*WHAT IS ASKED*:
Isolate every line in the data with the string "page" and copy it.

+++ RECORDS SUPPLIED

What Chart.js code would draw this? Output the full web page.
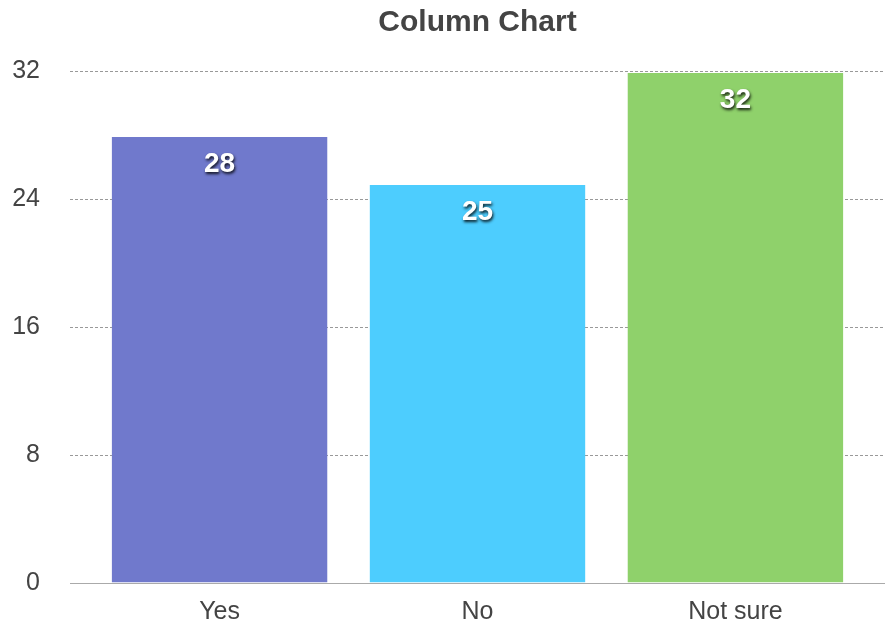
<!DOCTYPE html>
<html>
<head>
<meta charset="utf-8">
<script src="https://cdn.jsdelivr.net/npm/chart.js@4/dist/chart.umd.min.js"></script>
<style>
html,body{margin:0;padding:0;background:#fff;}
#wrap{width:885px;height:626px;position:relative;}
</style>
</head>
<body>
<div id="wrap"><canvas id="c" width="885" height="626"></canvas></div>
<script>
const categories = ["Yes", "No", "Not sure"];
const values = [28, 25, 32];
const barColors = ["#7079CC", "#4DCDFE", "#8FD16B"];
const yTicks = [0, 8, 16, 24, 32];
const chartTitle = "Column Chart";

const FONT = "'Liberation Sans', Arial, Helvetica, sans-serif";

const valueLabels = {
  id: 'valueLabels',
  afterDatasetsDraw(chart) {
    const ctx = chart.ctx;
    const meta = chart.getDatasetMeta(0);
    ctx.save();
    ctx.font = "bold 28px " + FONT;
    ctx.fillStyle = "#fff";
    ctx.textAlign = "center";
    ctx.textBaseline = "middle";
    ctx.shadowColor = "rgba(0,0,0,0.85)";
    ctx.shadowOffsetX = 1;
    ctx.shadowOffsetY = 2;
    ctx.shadowBlur = 3;
    meta.data.forEach((el, i) => {
      ctx.fillText(String(values[i]), el.x, el.y + 29);
    });
    ctx.restore();
  }
};

new Chart(document.getElementById('c'), {
  type: 'bar',
  data: {
    datasets: [{
      data: values.map((v, i) => ({x: i, y: v})),
      backgroundColor: barColors,
      borderColor: 'rgba(0,0,0,0)',
      borderWidth: {top: 2, left: 0, right: 0, bottom: 0},
      borderSkipped: 'bottom',
      barPercentage: 0.837,
      categoryPercentage: 1
    }]
  },
  options: {
    responsive: false,
    animation: false,
    layout: {padding: 0},
    plugins: {
      legend: {display: false},
      tooltip: {enabled: false},
      title: {
        display: true,
        text: chartTitle,
        fullSize: false,
        color: "#444",
        font: {family: FONT, size: 30, weight: 'bold'},
        padding: {top: 5, bottom: 30}
      }
    },
    scales: {
      x: {
        type: 'linear',
        min: -0.58,
        max: 2.58,
        offset: false,
        grid: {display: false, drawTicks: false},
        border: {display: true, color: "#aaa", width: 1},
        afterBuildTicks(scale) {
          scale.ticks = categories.map((c, i) => ({value: i}));
        },
        afterFit(scale) { scale.height = 43; },
        ticks: {
          padding: 14,
          color: "#444",
          font: {family: FONT, size: 25},
          maxRotation: 0,
          autoSkip: false,
          callback: (v) => categories[v]
        }
      },
      y: {
        min: 0,
        max: 32,
        afterBuildTicks(scale) {
          scale.ticks = yTicks.map(v => ({value: v}));
        },
        afterFit(scale) {
          scale.width = 70;
          scale.paddingTop = 15;
          scale.paddingBottom = 15;
        },
        grid: {color: "#999", lineWidth: 1, drawTicks: false},
        border: {display: false, dash: [3, 2]},
        ticks: {
          padding: 30,
          color: "#444",
          font: {family: FONT, size: 25}
        }
      }
    }
  },
  plugins: [valueLabels]
});
</script>
</body>
</html>
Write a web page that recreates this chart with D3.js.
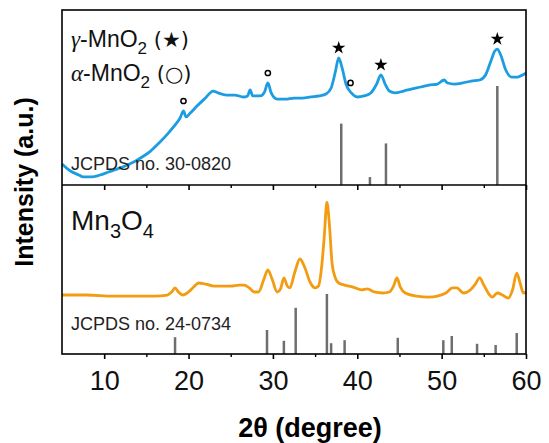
<!DOCTYPE html>
<html>
<head>
<meta charset="utf-8">
<script src="https://cdn.jsdelivr.net/npm/d3@7"></script>
<style>
  body { margin: 0; background: #fff; }
  text { font-family: "Liberation Sans", Arial, sans-serif; }
</style>
</head>
<body>
<div id="root"></div>
<script>
// top panel: gamma/alpha MnO2 pattern (2theta, intensity)
const mno2Angle = [5.0, 6.0, 7.0, 7.5, 8.5, 9.5, 10.5, 11.5, 12.5, 13.5, 14.5, 15.5, 16.5, 17.5, 18.5, 19.0, 19.4, 19.7, 20.2, 21.0,
  22.0, 22.9, 23.5, 24.5, 25.5, 26.5, 27.0, 27.3, 27.6, 28.5, 29.0, 29.4, 29.8, 30.5, 31.5, 32.5, 33.5, 34.5, 35.5, 36.3,
  36.9, 37.4, 37.8, 38.2, 38.7, 39.3, 40.0, 40.8, 41.6, 42.3, 42.8, 43.3, 43.8, 44.5, 45.5, 46.5, 47.5, 48.5, 49.5, 50.3,
  50.7, 51.5, 52.5, 53.5, 54.5, 55.2, 55.8, 56.3, 56.6, 57.0, 57.6, 58.3, 59.0, 59.6, 60.0];
const mno2Int = [12.0, 8.0, 5.7, 4.6, 4.6, 5.7, 7.4, 9.1, 10.9, 13.1, 16.0, 19.4, 24.0, 29.1, 34.9, 38.3, 42.3, 38.9, 41.1, 45.1,
  49.7, 53.7, 52.6, 51.4, 51.4, 50.3, 50.9, 54.3, 50.9, 50.9, 53.1, 58.3, 52.6, 49.1, 49.1, 49.7, 49.7, 50.3, 50.9, 52.0,
  55.4, 64.6, 72.6, 66.9, 57.1, 52.6, 50.3, 50.9, 52.6, 57.7, 62.9, 57.7, 53.7, 52.6, 53.7, 54.9, 56.0, 57.1, 57.7, 60.0,
  58.3, 57.7, 58.3, 59.4, 60.0, 62.9, 70.3, 76.6, 77.7, 74.3, 65.7, 61.7, 61.7, 62.9, 64.0];

// bottom panel: Mn3O4 pattern
const mn3o4Angle = [5.0, 8.0, 11.0, 14.0, 16.0, 17.5, 18.0, 18.4, 18.8, 19.3, 20.0, 20.6, 21.2, 22.0, 23.0, 24.0, 25.0, 26.0, 26.6, 27.2,
  27.8, 28.3, 28.9, 29.4, 29.9, 30.5, 30.9, 31.3, 31.7, 32.0, 32.6, 33.2, 33.8, 34.4, 35.0, 35.4, 35.8, 36.1, 36.4, 36.7,
  37.0, 37.4, 37.8, 38.5, 39.5, 40.5, 41.2, 42.0, 43.0, 43.8, 44.3, 44.7, 45.1, 45.7, 47.0, 48.5, 49.5, 50.5, 51.3, 51.8,
  52.6, 53.4, 54.0, 54.5, 55.0, 55.6, 56.0, 56.6, 57.2, 57.9, 58.4, 58.9, 59.3, 59.7, 60.0];
const mn3o4Int = [34.9, 34.9, 34.3, 34.3, 34.3, 34.9, 36.7, 39.1, 36.7, 34.9, 36.7, 39.6, 42.0, 41.4, 40.2, 40.2, 40.2, 40.8, 40.8, 39.1,
  36.7, 36.7, 43.8, 49.7, 44.4, 36.7, 38.5, 45.0, 40.2, 39.1, 48.5, 56.2, 50.9, 42.6, 39.1, 40.2, 52.7, 70.4, 89.9, 76.3,
  54.4, 45.0, 42.0, 40.8, 39.6, 37.9, 38.5, 36.7, 36.1, 36.7, 40.2, 45.0, 39.6, 36.1, 34.3, 33.7, 34.3, 36.1, 39.1, 39.1,
  36.1, 37.9, 41.4, 45.0, 40.8, 35.5, 33.7, 36.1, 34.9, 33.1, 37.9, 47.9, 42.0, 36.1, 36.7];

// reference lines
const ref1Angle = [38.1, 41.5, 43.4, 56.6];
const ref1Int = [62, 8, 42, 100];
const ref2Angle = [18.4, 29.3, 31.3, 32.7, 36.4, 36.9, 38.5, 44.8, 50.2, 51.2, 54.2, 56.4, 58.9];
const ref2Int = [28, 40, 22, 77, 100, 18, 23, 27, 23, 30, 17, 15, 35];

// phase markers
const starAngles = [37.8, 42.8, 56.6];
const circleAngles = [19.4, 29.4, 39.2];

const xTicks = [10, 20, 30, 40, 50, 60];
const xMinor = [15, 25, 35, 45, 55];

const w = 549, h = 443;
const padL = 62, padR = 526, padT = 10, padMid = 185, padB = 354;

const svg = d3.select("#root").append("svg")
  .attr("width", w).attr("height", h);

const x = d3.scaleLinear().domain([5, 60]).range([padL, padR]);
const yTop = d3.scaleLinear().domain([0, 100]).range([padMid, padT]);
const yBot = d3.scaleLinear().domain([0, 100]).range([padB, padMid]);
const barTop = d3.scaleLinear().domain([0, 100]).range([0, 99]);
const barBot = d3.scaleLinear().domain([0, 100]).range([0, 60]);

// reference bars
const g = svg.append("g");
g.selectAll(".bar1").data(ref1Angle).enter().append("line")
  .attr("x1", d => x(d)).attr("x2", d => x(d))
  .attr("y1", padMid).attr("y2", (d, i) => padMid - barTop(ref1Int[i]))
  .attr("stroke", "#6e6e6e").attr("stroke-width", 2.5);
g.selectAll(".bar2").data(ref2Angle).enter().append("line")
  .attr("x1", d => x(d)).attr("x2", d => x(d))
  .attr("y1", padB).attr("y2", (d, i) => padB - barBot(ref2Int[i]))
  .attr("stroke", "#6e6e6e").attr("stroke-width", 2.5);

// patterns
const line1 = d3.line().x(d => x(d[0])).y(d => yTop(d[1])).curve(d3.curveMonotoneX);
const line2 = d3.line().x(d => x(d[0])).y(d => yBot(d[1])).curve(d3.curveMonotoneX);
const pts1 = mno2Angle.map((a, i) => [a, mno2Int[i]]);
const pts2 = mn3o4Angle.map((a, i) => [a, mn3o4Int[i]]);

svg.append("path").datum(pts1).attr("d", line1)
  .attr("fill", "none").attr("stroke", "#1c9de2").attr("stroke-width", 2.8);
svg.append("path").datum(pts2).attr("d", line2)
  .attr("fill", "none").attr("stroke", "#f39c12").attr("stroke-width", 2.8);

// markers sit a little above the local maximum of the curve
function markY(a) {
  const near = pts1.filter(p => Math.abs(p[0] - a) <= 0.45);
  return yTop(d3.max(near, p => p[1])) - 10;
}
svg.selectAll(".star").data(starAngles).enter().append("path")
  .attr("d", d3.symbol().type(d3.symbolStar).size(55))
  .attr("transform", d => `translate(${x(d)},${markY(d)})`)
  .attr("fill", "#000");
svg.selectAll(".circ").data(circleAngles).enter().append("circle")
  .attr("cx", d => x(d)).attr("cy", d => markY(d)).attr("r", 2.6)
  .attr("fill", "none").attr("stroke", "#000").attr("stroke-width", 1.5);

// frames
svg.append("rect").attr("x", padL).attr("y", padT)
  .attr("width", padR - padL).attr("height", padB - padT)
  .attr("fill", "none").attr("stroke", "#000").attr("stroke-width", 1.6);
svg.append("line").attr("x1", padL).attr("x2", padR).attr("y1", padMid).attr("y2", padMid)
  .attr("stroke", "#000").attr("stroke-width", 1.6);

// ticks
const xAxis = d3.axisBottom(x).tickValues(xTicks).tickSize(5).tickPadding(12);
const ax = svg.append("g").attr("transform", `translate(0,${padB})`).call(xAxis);
ax.select(".domain").remove();
ax.selectAll("line").attr("stroke-width", 1.6);
ax.selectAll("text").attr("font-size", 27).attr("fill", "#111")
  .style("font-family", "'Liberation Sans', Arial, sans-serif");

svg.append("g").attr("transform", `translate(0,${padB})`)
  .call(d3.axisBottom(x).tickValues(xMinor).tickSize(3).tickFormat(""))
  .call(s => s.select(".domain").remove())
  .selectAll("line").attr("stroke-width", 1.4);

svg.append("g").attr("transform", `translate(0,${padMid})`)
  .call(d3.axisBottom(x).tickValues(xTicks).tickSize(5).tickFormat(""))
  .call(s => s.select(".domain").remove())
  .selectAll("line").attr("stroke-width", 1.6);
svg.append("g").attr("transform", `translate(0,${padMid})`)
  .call(d3.axisBottom(x).tickValues(xMinor).tickSize(3).tickFormat(""))
  .call(s => s.select(".domain").remove())
  .selectAll("line").attr("stroke-width", 1.4);

// labels
function phaseLabel(y, greek, sym) {
  const t = svg.append("text").attr("x", 71).attr("y", y).attr("font-size", 23).attr("fill", "#111");
  t.append("tspan").text(greek).style("font-family", "'Liberation Serif', serif").attr("font-style", "italic");
  t.append("tspan").text("-MnO");
  t.append("tspan").text("2").attr("font-size", 17).attr("dy", 7);
  t.append("tspan").text(" (" + sym + ")").attr("dy", -7)
    .style("font-family", "'DejaVu Sans', sans-serif").attr("font-size", 21);
}
phaseLabel(47, "γ", "★");
phaseLabel(81, "α", "○");

const mn = svg.append("text").attr("x", 71).attr("y", 230).attr("font-size", 28).attr("fill", "#111");
mn.append("tspan").text("Mn");
mn.append("tspan").text("3").attr("font-size", 20).attr("dy", 8);
mn.append("tspan").text("O").attr("dy", -8);
mn.append("tspan").text("4").attr("font-size", 20).attr("dy", 8);

svg.append("text").attr("x", 71).attr("y", 170).attr("font-size", 18).attr("fill", "#222")
  .text("JCPDS no. 30-0820");
svg.append("text").attr("x", 71).attr("y", 330).attr("font-size", 18).attr("fill", "#222")
  .text("JCPDS no. 24-0734");

svg.append("text")
  .attr("transform", `translate(33,${(padT + padB) / 2}) rotate(-90)`)
  .attr("text-anchor", "middle").attr("font-size", 25).attr("font-weight", "bold")
  .text("Intensity (a.u.)");

svg.append("text").attr("x", 310).attr("y", 437)
  .attr("text-anchor", "middle").attr("font-size", 27).attr("font-weight", "bold")
  .text("2θ (degree)");
</script>
</body>
</html>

++++++

*ANSWER FOR THIS EXERCISE*:
What Chart.js code would draw this? Output the full web page.
Write a web page that recreates this chart with D3.js.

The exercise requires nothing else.